A la grande époque, Laetitia débarquait à Cannes en hélicoptère pour recevoir ses Hots d’Or et dirigeait le Paradisio, club libertin montpelliérain. Sa carrière est aujourd’hui plus confidentielle mais vous pouvez toujours essayer de placer son nom dans un dîner chez des potes, il y a fort à parier que vous passerez pour un être exquis aux goûts très sûrs.
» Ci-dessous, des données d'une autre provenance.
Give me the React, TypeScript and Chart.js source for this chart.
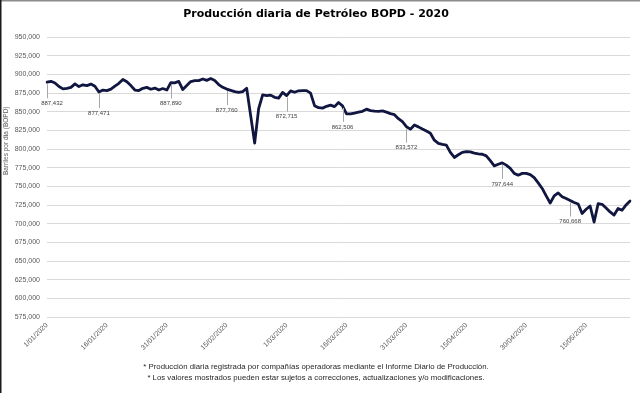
import React, { useEffect, useRef } from "react";
import { Chart, registerables } from "chart.js";

Chart.register(...registerables);

const TITLE = "Producción diaria de Petróleo BOPD - 2020";
const Y_TITLE = "Barriles por día (BOPD)";
const FOOTNOTES = [
  "* Producción diaria registrada por compañías operadoras mediante el Informe Diario de Producción.",
  "* Los valores mostrados pueden estar sujetos a correcciones, actualizaciones y/o modificaciones.",
];

const START_YEAR = 2020;
const TICK_EVERY = 15;
const Y_MIN = 575000;
const Y_MAX = 950000;
const Y_STEP = 25000;

// Daily production (BOPD), 1 Jan 2020 onwards
const production = [
  889700, 890900, 888600, 883900, 880800, 881600, 882800, 887500, 883900, 886300,
  885200, 887200, 884300, 876500, 879200, 878500, 880500, 884500, 888200, 893300,
  890300, 885200, 879200, 878500, 881500, 882800, 880300, 881900, 879200, 881200,
  879200, 889200, 888800, 890900, 879800, 885200, 890600, 891900, 891900, 894000,
  892200, 894600, 891900, 886600, 882900, 880500, 878800, 877200, 876200, 877200,
  881600, 844900, 808200, 854300, 872700, 871800, 872400, 869500, 868400, 876100,
  871800, 878100, 876200, 878200, 878500, 878500, 875100, 858300, 855600, 855000,
  857400, 859000, 857000, 862500, 858000, 847200, 847200, 848300, 849500, 850700,
  853600, 851600, 850900, 850700, 851300, 849600, 847600, 846200, 840900, 836800,
  830100, 826800, 832400, 829900, 827000, 824300, 821400, 812000, 807900, 806500,
  805500, 795800, 788900, 792500, 795800, 796800, 796500, 794800, 793800, 793200,
  791100, 784700, 777700, 779800, 781700, 778600, 774300, 767600, 765200, 767600,
  767600, 765900, 761900, 754800, 747400, 737400, 728000, 737400, 741400, 736400,
  734000, 731300, 728600, 726600, 713900, 719500, 723900, 702400, 726900, 726200,
  721200, 715900, 711800, 720600, 718200, 725300, 730700,
];

// Annotated points (index into production) and their label texts
const labelIndices = [0, 13, 31, 45, 60, 74, 90, 114, 131];
const labelTexts = ["887,432", "877,471", "887,890", "877,760", "872,715", "862,506", "833,572", "797,644", "760,668"];

function dateLabel(i: number): string {
  const d = new Date(Date.UTC(START_YEAR, 0, 1 + i));
  const day = d.getUTCDate();
  const mm = String(d.getUTCMonth() + 1).padStart(2, "0");
  return `${day}/${mm}/${d.getUTCFullYear()}`;
}

const categories = production.map((_, i) => dateLabel(i));

const SMALL_FONT = "'Liberation Sans', Arial, sans-serif";

const extrasPlugin = {
  id: "extras",
  afterDatasetsDraw(chart: any) {
    const ctx = chart.ctx;
    const meta = chart.getDatasetMeta(0);
    ctx.save();
    ctx.font = `6px ${SMALL_FONT}`;
    ctx.textAlign = "center";
    ctx.textBaseline = "middle";
    labelIndices.forEach((idx, k) => {
      const pt = meta.data[idx];
      if (!pt) return;
      ctx.strokeStyle = "#a6a6a6";
      ctx.lineWidth = 1;
      ctx.beginPath();
      ctx.moveTo(Math.round(pt.x) + 0.5, pt.y + 2);
      ctx.lineTo(Math.round(pt.x) + 0.5, pt.y + 16);
      ctx.stroke();
      ctx.fillStyle = "#404040";
      ctx.fillText(labelTexts[k], pt.x + (k === 0 ? 5 : 0), pt.y + 21);
    });
    ctx.restore();
  },
  afterDraw(chart: any) {
    const ctx = chart.ctx;
    const area = chart.chartArea;
    ctx.save();
    // y-axis title
    ctx.translate(6, area.top + (area.bottom - area.top) * 0.37);
    ctx.rotate(-Math.PI / 2);
    ctx.font = `6.5px ${SMALL_FONT}`;
    ctx.fillStyle = "#595959";
    ctx.textAlign = "center";
    ctx.textBaseline = "middle";
    ctx.fillText(Y_TITLE, 0, 0);
    ctx.restore();
    // frame edges
    ctx.save();
    ctx.fillStyle = "#8c8c8c";
    ctx.fillRect(0, 0, chart.width, 1.5);
    ctx.fillStyle = "#1a1a1a";
    ctx.fillRect(0, 0, 1.5, chart.height);
    ctx.restore();
  },
};

export default function App() {
  const canvasRef = useRef<HTMLCanvasElement | null>(null);

  useEffect(() => {
    if (!canvasRef.current) return;
    const chart = new Chart(canvasRef.current, {
      type: "line",
      data: {
        labels: categories,
        datasets: [
          {
            data: production,
            borderColor: "#10163f",
            borderWidth: 2.8,
            pointRadius: 0,
            tension: 0,
            borderJoinStyle: "round",
            borderCapStyle: "round",
            fill: false,
          },
        ],
      },
      options: {
        animation: false,
        responsive: false,
        maintainAspectRatio: false,
        layout: { padding: { left: 0, right: 8, top: 0, bottom: 0 } },
        plugins: {
          legend: { display: false },
          tooltip: { enabled: false },
          title: {
            display: true,
            text: TITLE,
            color: "#000000",
            font: { family: "'DejaVu Sans', Verdana, sans-serif", size: 11, weight: "bold", lineHeight: 1.2 },
            padding: { top: 8, bottom: 16 },
          },
          subtitle: {
            display: true,
            position: "bottom",
            text: FOOTNOTES,
            color: "#262626",
            font: { family: SMALL_FONT, size: 7.8, lineHeight: 1.4 },
            padding: { top: 0, bottom: 10 },
          },
        },
        scales: {
          x: {
            type: "category",
            grid: { display: false, drawTicks: false },
            border: { display: false },
            ticks: {
              autoSkip: false,
              maxRotation: 45,
              minRotation: 45,
              padding: 4,
              color: "#595959",
              font: { family: SMALL_FONT, size: 7 },
              callback: (_v: any, i: number) => (i % TICK_EVERY === 0 ? categories[i] : ""),
            },
            afterFit: (scale: any) => {
              scale.height = 44;
            },
          },
          y: {
            min: Y_MIN,
            max: Y_MAX,
            grid: { color: "#d9d9d9", lineWidth: 1, drawTicks: false },
            border: { display: false },
            ticks: {
              stepSize: Y_STEP,
              padding: 7,
              color: "#595959",
              font: { family: SMALL_FONT, size: 7 },
              callback: (v: any) => Number(v).toLocaleString("en-US"),
            },
            afterFit: (scale: any) => {
              scale.width = 47;
            },
          },
        },
      },
      plugins: [extrasPlugin],
    });
    return () => chart.destroy();
  }, []);

  return (
    <div style={{ position: "fixed", left: 0, top: 0, width: 640, height: 393, background: "#ffffff" }}>
      <canvas ref={canvasRef} width={640} height={393} style={{ width: 640, height: 393, display: "block" }} />
    </div>
  );
}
Aujourd’hui, Laetitia alimente son site officiel (www.la-Laetitia.com) où l’on peut voir et revoir ses quatre cents films. « Mes fans vont lever Laetitia, dormir Laetitia, je vais être omniprésente ! Je n’ai pas peur du streaming : les douaniers ont débarqué un jour chez moi pour m’annoncer qu’ils avaient trouvé trois tonnes de V.H.S. piratées dans un camion. » Elle se penche sur l’écriture de sa vie au travers d’anecdotes et prépare le lancement d’un site gay, trav et trans : « Je connais des soumis qui ont envie de se faire mater par Maîtresse Laetitia. » On ne se refait pas.